(Description of the task)
Everything from the first line of the data below through the line that contains "fontsize=13, ha='center', va='center')" should be written out exactly, please, and nothing more; the pictures stay out.

..............................

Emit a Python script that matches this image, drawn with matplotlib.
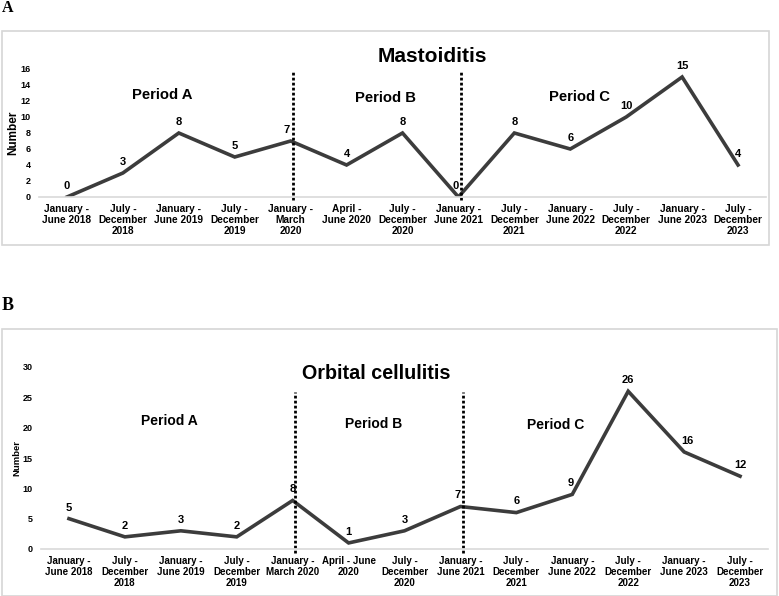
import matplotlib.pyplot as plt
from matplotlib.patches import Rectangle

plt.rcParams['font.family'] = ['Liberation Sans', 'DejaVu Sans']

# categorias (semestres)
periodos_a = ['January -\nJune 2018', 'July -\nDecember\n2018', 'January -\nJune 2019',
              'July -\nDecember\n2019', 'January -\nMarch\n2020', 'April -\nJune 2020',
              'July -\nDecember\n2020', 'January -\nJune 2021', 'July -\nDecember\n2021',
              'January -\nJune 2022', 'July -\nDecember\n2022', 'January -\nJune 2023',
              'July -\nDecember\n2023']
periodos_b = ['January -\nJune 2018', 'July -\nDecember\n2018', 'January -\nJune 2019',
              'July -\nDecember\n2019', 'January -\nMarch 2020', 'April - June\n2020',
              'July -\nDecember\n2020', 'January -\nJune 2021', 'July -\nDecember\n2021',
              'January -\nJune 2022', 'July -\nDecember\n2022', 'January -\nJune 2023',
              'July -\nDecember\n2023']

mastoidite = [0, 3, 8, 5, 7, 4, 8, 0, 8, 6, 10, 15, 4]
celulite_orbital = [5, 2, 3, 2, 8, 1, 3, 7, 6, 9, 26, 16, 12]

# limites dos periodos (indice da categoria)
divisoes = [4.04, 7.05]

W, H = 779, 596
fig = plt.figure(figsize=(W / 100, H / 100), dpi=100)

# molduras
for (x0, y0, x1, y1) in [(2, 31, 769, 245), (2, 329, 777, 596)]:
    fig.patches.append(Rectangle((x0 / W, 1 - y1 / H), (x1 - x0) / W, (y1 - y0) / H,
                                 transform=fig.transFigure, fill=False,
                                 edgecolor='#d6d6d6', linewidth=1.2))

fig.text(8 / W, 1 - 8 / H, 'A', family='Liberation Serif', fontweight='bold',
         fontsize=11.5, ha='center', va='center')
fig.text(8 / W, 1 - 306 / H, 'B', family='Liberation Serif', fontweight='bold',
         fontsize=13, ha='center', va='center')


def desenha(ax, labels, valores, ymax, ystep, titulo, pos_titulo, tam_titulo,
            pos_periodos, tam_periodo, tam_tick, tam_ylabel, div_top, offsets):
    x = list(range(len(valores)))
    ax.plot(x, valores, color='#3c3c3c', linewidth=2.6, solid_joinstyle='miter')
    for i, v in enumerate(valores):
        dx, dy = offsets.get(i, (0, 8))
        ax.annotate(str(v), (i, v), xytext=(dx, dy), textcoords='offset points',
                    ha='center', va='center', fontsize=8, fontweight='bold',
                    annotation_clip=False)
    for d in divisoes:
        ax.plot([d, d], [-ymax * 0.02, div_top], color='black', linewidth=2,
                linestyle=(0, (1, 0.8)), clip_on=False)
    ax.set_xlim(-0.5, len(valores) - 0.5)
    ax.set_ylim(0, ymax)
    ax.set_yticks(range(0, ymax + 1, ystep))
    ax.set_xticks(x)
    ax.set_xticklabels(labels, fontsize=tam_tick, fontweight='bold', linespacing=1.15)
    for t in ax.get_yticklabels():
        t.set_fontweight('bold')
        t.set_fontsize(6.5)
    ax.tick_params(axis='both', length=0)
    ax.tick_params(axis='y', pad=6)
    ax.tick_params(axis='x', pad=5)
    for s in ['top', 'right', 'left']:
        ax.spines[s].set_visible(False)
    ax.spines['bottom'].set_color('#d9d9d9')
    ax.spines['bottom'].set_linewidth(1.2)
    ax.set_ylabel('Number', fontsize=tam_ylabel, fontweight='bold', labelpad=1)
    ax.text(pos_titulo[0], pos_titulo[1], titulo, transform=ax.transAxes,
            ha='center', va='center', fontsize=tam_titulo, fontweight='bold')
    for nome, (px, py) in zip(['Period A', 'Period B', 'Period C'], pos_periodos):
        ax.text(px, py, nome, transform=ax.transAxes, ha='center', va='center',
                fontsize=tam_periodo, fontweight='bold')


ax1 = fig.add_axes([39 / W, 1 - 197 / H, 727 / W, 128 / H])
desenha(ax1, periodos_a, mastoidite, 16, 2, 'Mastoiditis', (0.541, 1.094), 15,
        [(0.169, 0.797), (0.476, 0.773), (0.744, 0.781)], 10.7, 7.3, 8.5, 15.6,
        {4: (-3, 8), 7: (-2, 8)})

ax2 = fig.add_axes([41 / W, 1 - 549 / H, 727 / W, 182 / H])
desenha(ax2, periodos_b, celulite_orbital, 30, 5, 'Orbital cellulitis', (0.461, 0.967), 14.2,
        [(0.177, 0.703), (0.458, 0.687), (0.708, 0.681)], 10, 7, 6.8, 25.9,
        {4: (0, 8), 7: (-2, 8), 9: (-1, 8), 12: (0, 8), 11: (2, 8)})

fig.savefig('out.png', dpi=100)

..............................

(Written reply)
Emit a Python script that matches this image, drawn with matplotlib.
import matplotlib.pyplot as plt
from matplotlib.patches import Rectangle

plt.rcParams['font.family'] = ['Liberation Sans', 'DejaVu Sans']

# categorias (semestres)
periodos_a = ['January -\nJune 2018', 'July -\nDecember\n2018', 'January -\nJune 2019',
              'July -\nDecember\n2019', 'January -\nMarch\n2020', 'April -\nJune 2020',
              'July -\nDecember\n2020', 'January -\nJune 2021', 'July -\nDecember\n2021',
              'January -\nJune 2022', 'July -\nDecember\n2022', 'January -\nJune 2023',
              'July -\nDecember\n2023']
periodos_b = ['January -\nJune 2018', 'July -\nDecember\n2018', 'January -\nJune 2019',
              'July -\nDecember\n2019', 'January -\nMarch 2020', 'April - June\n2020',
              'July -\nDecember\n2020', 'January -\nJune 2021', 'July -\nDecember\n2021',
              'January -\nJune 2022', 'July -\nDecember\n2022', 'January -\nJune 2023',
              'July -\nDecember\n2023']

mastoidite = [0, 3, 8, 5, 7, 4, 8, 0, 8, 6, 10, 15, 4]
celulite_orbital = [5, 2, 3, 2, 8, 1, 3, 7, 6, 9, 26, 16, 12]

# limites dos periodos (indice da categoria)
divisoes = [4.04, 7.05]

W, H = 779, 596
fig = plt.figure(figsize=(W / 100, H / 100), dpi=100)

# molduras
for (x0, y0, x1, y1) in [(2, 31, 769, 245), (2, 329, 777, 596)]:
    fig.patches.append(Rectangle((x0 / W, 1 - y1 / H), (x1 - x0) / W, (y1 - y0) / H,
                                 transform=fig.transFigure, fill=False,
                                 edgecolor='#d6d6d6', linewidth=1.2))

fig.text(8 / W, 1 - 8 / H, 'A', family='Liberation Serif', fontweight='bold',
         fontsize=11.5, ha='center', va='center')
fig.text(8 / W, 1 - 306 / H, 'B', family='Liberation Serif', fontweight='bold',
         fontsize=13, ha='center', va='center')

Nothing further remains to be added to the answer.